Plus de 6 millions de jeunes Sud-Africains, soit 52% des 18-30 ans, ne sont pas inscrits sur les listes électorales…

Plus de 6 millions de jeunes Sud-Africains, soit 52% des 18-30 ans, ne sont pas inscrits sur les listes électorales pour les élections générales du 8 mai prochain. Pourquoi ont-ils décidé de bouder les urnes ?

Deux « born free » (nés libres), la génération des moins de 25 ans qui n’a pas connu la chape de plomb de l’apartheid officiellement aboli en 1994, témoignent.

Kgatlego More, le pragmatique

A 22 ans, cet étudiant en commerce vit dans une banlieue résidentielle de Johannesburg, chez sa mère, fervente supportrice du Congrès national africain (ANC), le parti au pouvoir depuis la chute du régime raciste blanc.

Le jeune Noir au crâne rasé et aux grands yeux en amande s’apprêtait à voter cette année pour la première fois. Il vient de changer d’avis.

« Il y a un an, je vous aurais dit que je soutenais les EFF », le parti de gauche radicale des Combattants pour la liberté économique, « parce qu’ils expriment l’opinion de la jeunesse. La jeunesse est enragée, la jeunesse est en colère et les EFF sont vraiment représentatifs de tout ça. »

« Les autres partis politiques sont trop politiquement corrects et les EFF s’en fichent (du politiquement correct). Ca m’attire. Mais je m’interroge sur leurs intentions parce que d’un côté ils expriment nos opinions, mais en même temps ils conduisent des voitures de luxe, ils traînent toujours à des soirées chics. Je ne sais plus à quoi m’en tenir.

Nos parents ont vécu à une autre époque où c’était totalement différent. Ils se sentent obligés de voter pour l’ANC, de faire campagne pour l’ANC parce qu’ils estiment que c’est le seul parti qui en vaille la peine.

Moi, je pense que je pourrais avoir plus d’impact en agissant au sein de ma communauté (qu’en votant) car c’est ici que tout commence (…) Si on voit un problème dans son quartier, agissons, parce que le vote, lui, ne changera peut-être pas la donne. »

Lorenço Jacobs, l’enragé

Ce père de famille de 21 ans vit dans un cabanon dans le township d’Eldorado Park à Johannesburg.
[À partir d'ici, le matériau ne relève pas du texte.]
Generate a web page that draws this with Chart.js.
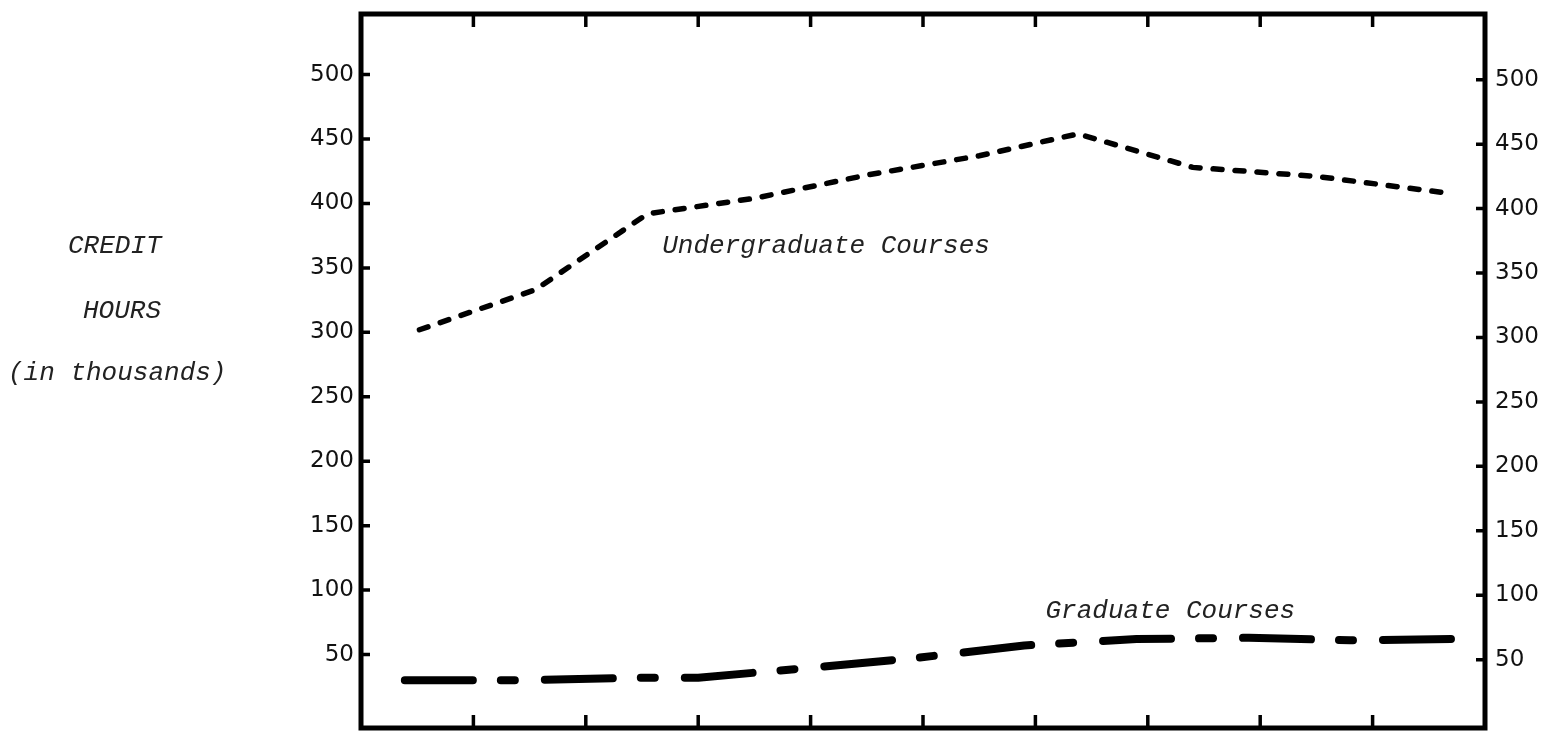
<!DOCTYPE html>
<html>
<head>
<meta charset="utf-8">
<script src="https://cdn.jsdelivr.net/npm/chart.js@4.4.1/dist/chart.umd.min.js"></script>
<style>
    body { margin: 0; background: #fff; }
    #wrap { position: relative; width: 1546px; height: 734px; }
</style>
</head>
<body>
<div id="wrap"><canvas id="creditChart"></canvas></div>
<script>
// Values (credit hours, thousands)
const xTickValues = [1, 2, 3, 4, 5, 6, 7, 8, 9];
const yTickValues = [50, 100, 150, 200, 250, 300, 350, 400, 450, 500];

const undergradX = [0.52, 1.55, 2.55, 3.5, 4.5, 5.5, 6.38, 7.4, 8.5, 9.67];
const undergradHours = [302, 333, 392, 404, 422, 437, 454, 428, 421, 408];

const gradX = [0.39, 1.4, 2.5, 3.0, 3.9, 4.9, 5.9, 6.9, 7.9, 8.8, 9.7];
const gradHours = [30, 30, 32, 32, 39, 47, 57, 62, 63, 61, 62];

const axisTitleLines = ['CREDIT', 'HOURS', '(in thousands)'];
const seriesLabels = ['Undergraduate Courses', 'Graduate Courses'];

const toPoints = (xs, ys) => xs.map((x, i) => ({ x: x, y: ys[i] }));

const tickFont = { family: 'DejaVu Sans', size: 23 };
const typeFont = 'italic 26px "Liberation Mono", "Courier New", monospace';

// frame with inward tick stubs, like the hand-ruled original
const framePlugin = {
    id: 'frame',
    afterDatasetsDraw(chart) {
        const { ctx, chartArea: a, scales } = chart;
        ctx.save();
        ctx.strokeStyle = '#000';
        ctx.lineWidth = 5;
        ctx.strokeRect(a.left, a.top, a.right - a.left, a.bottom - a.top);

        ctx.lineWidth = 3.5;
        ctx.beginPath();
        xTickValues.forEach(v => {
            const px = scales.x.getPixelForValue(v);
            ctx.moveTo(px, a.top);
            ctx.lineTo(px, a.top + 13);
            ctx.moveTo(px, a.bottom);
            ctx.lineTo(px, a.bottom - 13);
        });
        yTickValues.forEach(v => {
            const pl = scales.y.getPixelForValue(v);
            ctx.moveTo(a.left, pl);
            ctx.lineTo(a.left + 9, pl);
            const pr = scales.y2.getPixelForValue(v);
            ctx.moveTo(a.right, pr);
            ctx.lineTo(a.right - 9, pr);
        });
        ctx.stroke();
        ctx.restore();
    }
};

// typewritten labels
const textPlugin = {
    id: 'typedText',
    afterDraw(chart) {
        const { ctx, scales } = chart;
        ctx.save();
        ctx.fillStyle = '#222';
        ctx.font = typeFont;
        ctx.textBaseline = 'middle';
        ctx.textAlign = 'left';
        ctx.fillText(axisTitleLines[0], 68, 246);
        ctx.fillText(axisTitleLines[1], 83, 311);
        ctx.fillText(axisTitleLines[2], 8, 373);

        ctx.fillText(seriesLabels[0], scales.x.getPixelForValue(2.68), scales.y.getPixelForValue(367));
        ctx.fillText(seriesLabels[1], scales.x.getPixelForValue(6.09), scales.y.getPixelForValue(84));
        ctx.restore();
    }
};

const fitLeft = scale => { scale.width = 361; scale.paddingTop = 0; scale.paddingBottom = 0; };
const fitRight = scale => { scale.width = 61; scale.paddingTop = 0; scale.paddingBottom = 0; };

const ctx = document.getElementById('creditChart').getContext('2d');
const creditChart = new Chart(ctx, {
    type: 'line',
    data: {
        datasets: [{
            label: seriesLabels[0],
            data: toPoints(undergradX, undergradHours),
            borderColor: '#000',
            borderWidth: 5.5,
            borderDash: [9, 13],
            borderCapStyle: 'round',
            borderJoinStyle: 'round',
            pointRadius: 0,
            tension: 0,
            fill: false
        }, {
            label: seriesLabels[1],
            data: toPoints(gradX, gradHours),
            borderColor: '#000',
            borderWidth: 8,
            borderDash: [68, 28, 14, 30],
            borderCapStyle: 'round',
            borderJoinStyle: 'round',
            pointRadius: 0,
            tension: 0,
            fill: false
        }]
    },
    options: {
        responsive: true,
        maintainAspectRatio: false,
        animation: false,
        layout: { padding: { top: 14, bottom: 6 } },
        plugins: {
            legend: { display: false },
            tooltip: { enabled: false }
        },
        scales: {
            x: {
                type: 'linear',
                min: 0,
                max: 10,
                display: false
            },
            y: {
                position: 'left',
                min: -7,
                max: 547,
                grid: { display: false, drawTicks: false },
                border: { display: false },
                ticks: { color: '#111', font: tickFont, padding: 7, autoSkip: false },
                afterBuildTicks: scale => { scale.ticks = yTickValues.map(v => ({ value: v })); },
                afterFit: fitLeft
            },
            // the right-hand scale was ruled a few pixels lower in the original
            y2: {
                position: 'right',
                min: -3,
                max: 551,
                grid: { display: false, drawTicks: false },
                border: { display: false },
                ticks: { color: '#111', font: tickFont, padding: 10, autoSkip: false },
                afterBuildTicks: scale => { scale.ticks = yTickValues.map(v => ({ value: v })); },
                afterFit: fitRight
            }
        }
    },
    plugins: [framePlugin, textPlugin]
});
</script>
</body>
</html>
Sur son avant-bras droit, ce « Coloured » porte un tatouage au nom de sa fille Autumn, qui vit avec sa mère.

La communauté « coloured » est l’une des quatre classifications raciales retenues du temps de l’apartheid (Noirs, Blancs, Indiens et Coloured). Elle est composée de plusieurs groupes ethniques, notamment les San (Bushmen) et Nama, populations autochtones d’Afrique australe.

Au chômage, Lorenço Jacobs déblaie avec une pelle un terrain vague pour tenter d’y construire illégalement une maison.

« J’ai quitté l’école en première. Je n’ai pas de maison. Je ne vais pas voter car ma voix ne va pas faire de différence. Je ne suis pas pris en compte. Je me sens ignoré. Rien ne se passe pour nous dans notre communauté.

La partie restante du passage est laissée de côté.